The New Year should be a happy thing. It is an opportunity to slough off your old skin like a snake in the desert, to leave parts of you behind that you don’t want anymore, that aren’t serving you. It is a clean slate, a new calendar. I am looking at myself and my family and feeling like we are so capable of doing things better, getting along better, fighting less, cursing less … and then I have to stop. I have to slap myself upside the head and say, “WHY? WHY ARE YOU ALWAYS SO CRITICAL?”

2015 was pretty %$#^&*# good if you just stop and look it, if you weren’t so busy fretting and worrying and hurtling forward toward the next thing, the better thing. There were so many moments — so many more than you were even able to capture in that %$#^&*# iPhone of yours — that were so awesome and beautiful and amazing.

Did you stop to mark on the wall where your oldest son reached up to at the beginning of the year and where he was at the end? The kid must have grown six inches! His voice deepened and he grew a mustache, did you notice exactly when those things happened? Did you stop to hug him? What about the little one? Did you see how he grew, how his long lean body danced around happily, or were you too busy worrying that he wasn’t in enough activities?

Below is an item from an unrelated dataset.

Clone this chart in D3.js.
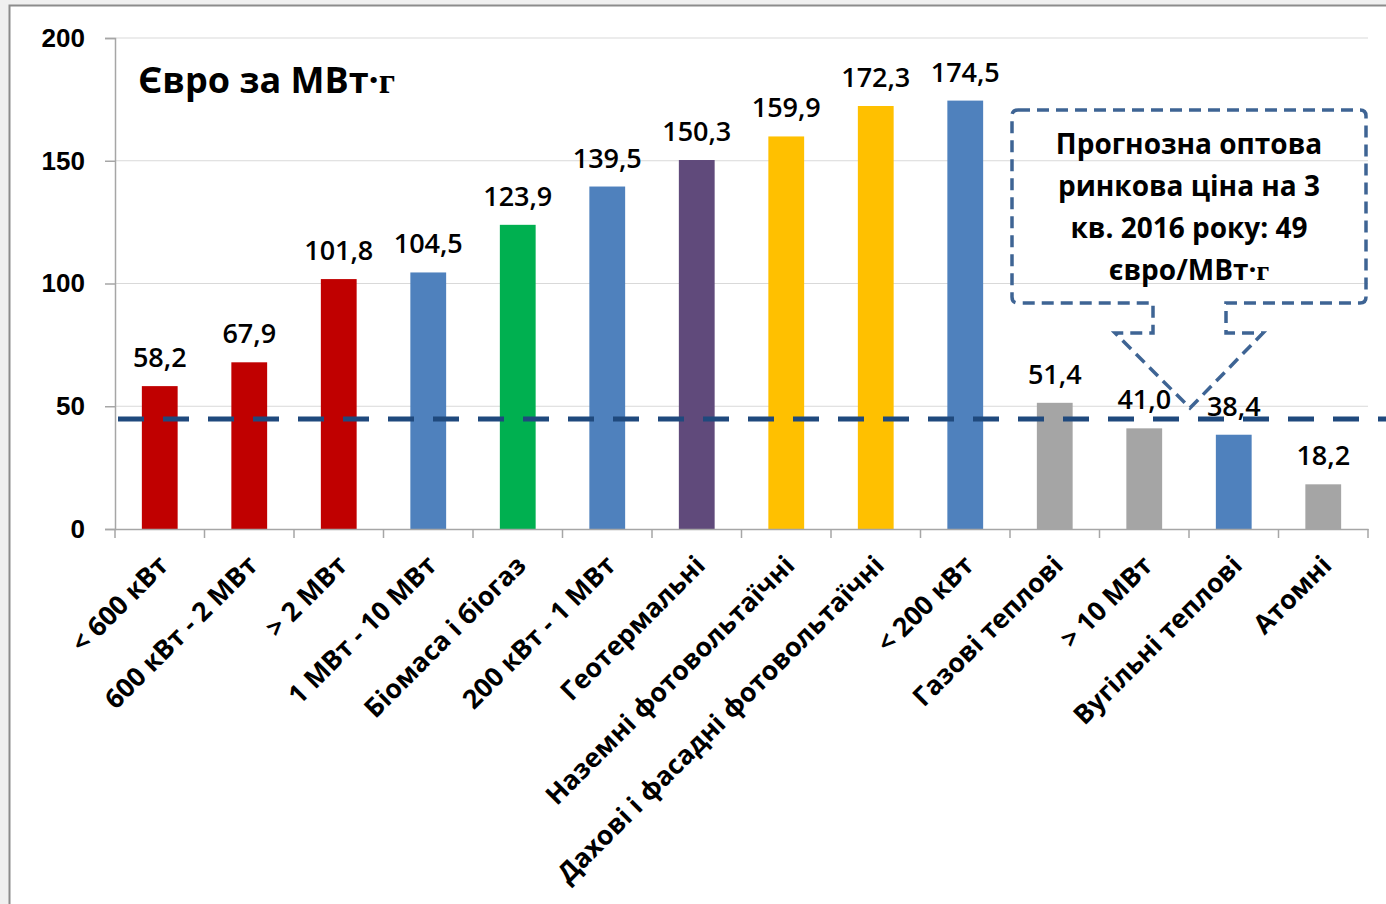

Man. The year goes by fast, and the kids are now beating me at Scrabble and reading “Catcher in the Rye.” Before you know it, they’ll be off at college, creating their own New Year’s resolutions lists of what to do and what not to do for the coming year, and the “shoulds” won’t matter then. I have to remember myself and teach them, before our time together is far more limited, before they take their smelly socks elsewhere, that having a “happy new year” is a very lot about perspective.

Seeing and appreciating the little moments, looking together at the beautiful vistas as they pass outside our car window on family road trips, looking around appreciatively at each other on the evenings where we all gather round, even if we’re just each staring at our own screens — these are the things that make for a good year, times that will soon be gone, housed only in that “remember when” nostalgia bank where all their cute little toddler times live.

Sometimes it is a challenge to see the positives. And then you have to remember those little bromides: “Lighten up, Frances!” or, as my friend Claudia quotes from a friend of hers with a smile and a victory V: “Accept!” Life is what it is, it is happening right in front of you, with people and places and things, all ripe for enjoying.

So do it: have a Happy %$#^&*# New Year!